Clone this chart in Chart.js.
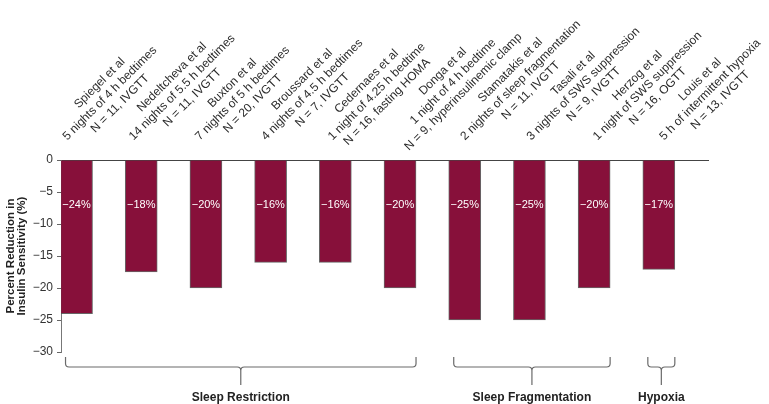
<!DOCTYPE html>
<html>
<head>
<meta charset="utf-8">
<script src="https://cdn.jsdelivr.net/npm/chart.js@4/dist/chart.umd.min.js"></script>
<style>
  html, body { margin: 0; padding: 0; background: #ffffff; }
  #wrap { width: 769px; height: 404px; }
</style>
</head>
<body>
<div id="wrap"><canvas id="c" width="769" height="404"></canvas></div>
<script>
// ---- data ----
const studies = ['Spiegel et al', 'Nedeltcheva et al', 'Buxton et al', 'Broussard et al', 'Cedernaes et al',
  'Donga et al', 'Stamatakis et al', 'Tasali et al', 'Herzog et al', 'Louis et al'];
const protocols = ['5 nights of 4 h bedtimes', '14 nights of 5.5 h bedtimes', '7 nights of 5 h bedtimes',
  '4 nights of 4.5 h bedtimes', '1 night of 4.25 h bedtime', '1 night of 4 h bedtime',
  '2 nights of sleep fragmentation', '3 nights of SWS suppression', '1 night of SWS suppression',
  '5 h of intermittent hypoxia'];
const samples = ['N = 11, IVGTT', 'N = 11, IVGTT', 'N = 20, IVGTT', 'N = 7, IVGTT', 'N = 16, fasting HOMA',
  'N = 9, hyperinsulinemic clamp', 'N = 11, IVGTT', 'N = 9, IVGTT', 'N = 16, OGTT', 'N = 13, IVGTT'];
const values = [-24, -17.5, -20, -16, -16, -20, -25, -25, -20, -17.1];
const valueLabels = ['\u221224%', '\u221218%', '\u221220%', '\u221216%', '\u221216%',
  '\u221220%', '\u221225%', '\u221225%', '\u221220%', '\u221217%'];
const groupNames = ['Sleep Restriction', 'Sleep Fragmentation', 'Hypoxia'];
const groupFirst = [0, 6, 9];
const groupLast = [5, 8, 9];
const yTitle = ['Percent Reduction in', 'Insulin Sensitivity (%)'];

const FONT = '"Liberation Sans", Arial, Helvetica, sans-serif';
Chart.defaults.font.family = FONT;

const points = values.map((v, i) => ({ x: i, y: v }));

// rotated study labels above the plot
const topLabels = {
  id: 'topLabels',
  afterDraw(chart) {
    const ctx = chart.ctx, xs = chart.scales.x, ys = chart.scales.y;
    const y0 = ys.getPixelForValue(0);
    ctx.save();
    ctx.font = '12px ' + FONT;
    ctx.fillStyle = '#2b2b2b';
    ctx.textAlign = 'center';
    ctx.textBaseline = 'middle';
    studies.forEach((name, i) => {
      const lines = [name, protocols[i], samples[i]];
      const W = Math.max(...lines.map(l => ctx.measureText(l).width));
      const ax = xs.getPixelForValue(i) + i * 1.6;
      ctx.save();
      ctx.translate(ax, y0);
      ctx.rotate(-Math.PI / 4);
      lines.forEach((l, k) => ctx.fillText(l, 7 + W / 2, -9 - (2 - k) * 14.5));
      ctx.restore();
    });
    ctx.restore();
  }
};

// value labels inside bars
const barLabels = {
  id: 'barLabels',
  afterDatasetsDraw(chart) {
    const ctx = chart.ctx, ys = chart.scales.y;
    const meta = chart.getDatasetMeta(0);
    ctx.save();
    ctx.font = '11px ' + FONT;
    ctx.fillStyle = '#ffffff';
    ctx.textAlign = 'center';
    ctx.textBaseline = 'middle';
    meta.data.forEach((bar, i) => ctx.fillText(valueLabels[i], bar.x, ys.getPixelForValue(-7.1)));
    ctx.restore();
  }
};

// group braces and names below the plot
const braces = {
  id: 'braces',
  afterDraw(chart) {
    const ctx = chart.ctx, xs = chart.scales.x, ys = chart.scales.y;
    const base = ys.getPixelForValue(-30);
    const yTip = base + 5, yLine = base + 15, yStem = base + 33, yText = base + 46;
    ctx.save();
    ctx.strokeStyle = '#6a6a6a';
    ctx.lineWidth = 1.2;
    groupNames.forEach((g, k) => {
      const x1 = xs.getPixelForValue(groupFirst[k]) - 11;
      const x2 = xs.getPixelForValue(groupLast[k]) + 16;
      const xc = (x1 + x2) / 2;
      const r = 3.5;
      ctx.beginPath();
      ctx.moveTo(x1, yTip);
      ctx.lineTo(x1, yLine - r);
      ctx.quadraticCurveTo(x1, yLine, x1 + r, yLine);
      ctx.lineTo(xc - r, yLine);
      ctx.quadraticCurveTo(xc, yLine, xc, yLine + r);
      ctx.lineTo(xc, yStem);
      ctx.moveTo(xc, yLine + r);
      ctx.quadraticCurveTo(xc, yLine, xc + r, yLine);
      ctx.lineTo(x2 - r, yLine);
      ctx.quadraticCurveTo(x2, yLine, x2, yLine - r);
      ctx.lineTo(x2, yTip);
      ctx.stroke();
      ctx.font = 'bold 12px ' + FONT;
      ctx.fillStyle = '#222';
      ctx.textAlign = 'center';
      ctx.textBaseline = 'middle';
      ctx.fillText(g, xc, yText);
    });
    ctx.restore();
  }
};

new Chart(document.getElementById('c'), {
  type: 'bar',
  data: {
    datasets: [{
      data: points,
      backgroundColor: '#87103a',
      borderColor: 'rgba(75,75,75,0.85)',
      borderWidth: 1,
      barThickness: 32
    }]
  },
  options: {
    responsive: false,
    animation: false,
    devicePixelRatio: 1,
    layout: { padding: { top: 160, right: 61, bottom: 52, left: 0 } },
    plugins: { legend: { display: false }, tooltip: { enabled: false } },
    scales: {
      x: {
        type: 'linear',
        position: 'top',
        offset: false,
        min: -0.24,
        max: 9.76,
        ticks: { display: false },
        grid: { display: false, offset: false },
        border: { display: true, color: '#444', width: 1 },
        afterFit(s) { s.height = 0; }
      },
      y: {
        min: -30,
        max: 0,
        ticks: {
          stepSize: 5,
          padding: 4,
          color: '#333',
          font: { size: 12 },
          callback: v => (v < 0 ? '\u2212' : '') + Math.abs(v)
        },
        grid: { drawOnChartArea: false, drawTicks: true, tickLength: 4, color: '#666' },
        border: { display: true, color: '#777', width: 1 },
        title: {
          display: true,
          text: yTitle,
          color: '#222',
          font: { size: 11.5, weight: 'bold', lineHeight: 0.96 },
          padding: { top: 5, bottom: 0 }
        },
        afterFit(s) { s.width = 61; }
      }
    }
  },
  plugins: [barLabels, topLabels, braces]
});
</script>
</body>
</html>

======

• **What is expected**
Copy all the data exactly as written, but skip any picture.

• **Complete answer**
Clone this chart in Chart.js.
<!DOCTYPE html>
<html>
<head>
<meta charset="utf-8">
<script src="https://cdn.jsdelivr.net/npm/chart.js@4/dist/chart.umd.min.js"></script>
<style>
  html, body { margin: 0; padding: 0; background: #ffffff; }
  #wrap { width: 769px; height: 404px; }
</style>
</head>
<body>
<div id="wrap"><canvas id="c" width="769" height="404"></canvas></div>
<script>
// ---- data ----
const studies = ['Spiegel et al', 'Nedeltcheva et al', 'Buxton et al', 'Broussard et al', 'Cedernaes et al',
  'Donga et al', 'Stamatakis et al', 'Tasali et al', 'Herzog et al', 'Louis et al'];
const protocols = ['5 nights of 4 h bedtimes', '14 nights of 5.5 h bedtimes', '7 nights of 5 h bedtimes',
  '4 nights of 4.5 h bedtimes', '1 night of 4.25 h bedtime', '1 night of 4 h bedtime',
  '2 nights of sleep fragmentation', '3 nights of SWS suppression', '1 night of SWS suppression',
  '5 h of intermittent hypoxia'];
const samples = ['N = 11, IVGTT', 'N = 11, IVGTT', 'N = 20, IVGTT', 'N = 7, IVGTT', 'N = 16, fasting HOMA',
  'N = 9, hyperinsulinemic clamp', 'N = 11, IVGTT', 'N = 9, IVGTT', 'N = 16, OGTT', 'N = 13, IVGTT'];
const values = [-24, -17.5, -20, -16, -16, -20, -25, -25, -20, -17.1];
const valueLabels = ['\u221224%', '\u221218%', '\u221220%', '\u221216%', '\u221216%',
  '\u221220%', '\u221225%', '\u221225%', '\u221220%', '\u221217%'];
const groupNames = ['Sleep Restriction', 'Sleep Fragmentation', 'Hypoxia'];
const groupFirst = [0, 6, 9];
const groupLast = [5, 8, 9];
const yTitle = ['Percent Reduction in', 'Insulin Sensitivity (%)'];

const FONT = '"Liberation Sans", Arial, Helvetica, sans-serif';
Chart.defaults.font.family = FONT;

const points = values.map((v, i) => ({ x: i, y: v }));

// rotated study labels above the plot
const topLabels = {
  id: 'topLabels',
  afterDraw(chart) {
    const ctx = chart.ctx, xs = chart.scales.x, ys = chart.scales.y;
    const y0 = ys.getPixelForValue(0);
    ctx.save();
    ctx.font = '12px ' + FONT;
    ctx.fillStyle = '#2b2b2b';
    ctx.textAlign = 'center';
    ctx.textBaseline = 'middle';
    studies.forEach((name, i) => {
      const lines = [name, protocols[i], samples[i]];
      const W = Math.max(...lines.map(l => ctx.measureText(l).width));
      const ax = xs.getPixelForValue(i) + i * 1.6;
      ctx.save();
      ctx.translate(ax, y0);
      ctx.rotate(-Math.PI / 4);
      lines.forEach((l, k) => ctx.fillText(l, 7 + W / 2, -9 - (2 - k) * 14.5));
      ctx.restore();
    });
    ctx.restore();
  }
};

// value labels inside bars
const barLabels = {
  id: 'barLabels',
  afterDatasetsDraw(chart) {
    const ctx = chart.ctx, ys = chart.scales.y;
    const meta = chart.getDatasetMeta(0);
    ctx.save();
    ctx.font = '11px ' + FONT;
    ctx.fillStyle = '#ffffff';
    ctx.textAlign = 'center';
    ctx.textBaseline = 'middle';
    meta.data.forEach((bar, i) => ctx.fillText(valueLabels[i], bar.x, ys.getPixelForValue(-7.1)));
    ctx.restore();
  }
};

// group braces and names below the plot
const braces = {
  id: 'braces',
  afterDraw(chart) {
    const ctx = chart.ctx, xs = chart.scales.x, ys = chart.scales.y;
    const base = ys.getPixelForValue(-30);
    const yTip = base + 5, yLine = base + 15, yStem = base + 33, yText = base + 46;
    ctx.save();
    ctx.strokeStyle = '#6a6a6a';
    ctx.lineWidth = 1.2;
    groupNames.forEach((g, k) => {
      const x1 = xs.getPixelForValue(groupFirst[k]) - 11;
      const x2 = xs.getPixelForValue(groupLast[k]) + 16;
      const xc = (x1 + x2) / 2;
      const r = 3.5;
      ctx.beginPath();
      ctx.moveTo(x1, yTip);
      ctx.lineTo(x1, yLine - r);
      ctx.quadraticCurveTo(x1, yLine, x1 + r, yLine);
      ctx.lineTo(xc - r, yLine);
      ctx.quadraticCurveTo(xc, yLine, xc, yLine + r);
      ctx.lineTo(xc, yStem);
      ctx.moveTo(xc, yLine + r);
      ctx.quadraticCurveTo(xc, yLine, xc + r, yLine);
      ctx.lineTo(x2 - r, yLine);
      ctx.quadraticCurveTo(x2, yLine, x2, yLine - r);
      ctx.lineTo(x2, yTip);
      ctx.stroke();
      ctx.font = 'bold 12px ' + FONT;
      ctx.fillStyle = '#222';
      ctx.textAlign = 'center';
      ctx.textBaseline = 'middle';
      ctx.fillText(g, xc, yText);
    });
    ctx.restore();
  }
};

new Chart(document.getElementById('c'), {
  type: 'bar',
  data: {
    datasets: [{
      data: points,
      backgroundColor: '#87103a',
      borderColor: 'rgba(75,75,75,0.85)',
      borderWidth: 1,
      barThickness: 32
    }]
  },
  options: {
    responsive: false,
    animation: false,
    devicePixelRatio: 1,
    layout: { padding: { top: 160, right: 61, bottom: 52, left: 0 } },
    plugins: { legend: { display: false }, tooltip: { enabled: false } },
    scales: {
      x: {
        type: 'linear',
        position: 'top',
        offset: false,
        min: -0.24,
        max: 9.76,
        ticks: { display: false },
        grid: { display: false, offset: false },
        border: { display: true, color: '#444', width: 1 },
        afterFit(s) { s.height = 0; }
      },
      y: {
        min: -30,
        max: 0,
        ticks: {
          stepSize: 5,
          padding: 4,
          color: '#333',
          font: { size: 12 },
          callback: v => (v < 0 ? '\u2212' : '') + Math.abs(v)
        },
        grid: { drawOnChartArea: false, drawTicks: true, tickLength: 4, color: '#666' },
        border: { display: true, color: '#777', width: 1 },
        title: {
          display: true,
          text: yTitle,
          color: '#222',
          font: { size: 11.5, weight: 'bold', lineHeight: 0.96 },
          padding: { top: 5, bottom: 0 }
        },
        afterFit(s) { s.width = 61; }
      }
    }
  },
  plugins: [barLabels, topLabels, braces]
});
</script>
</body>
</html>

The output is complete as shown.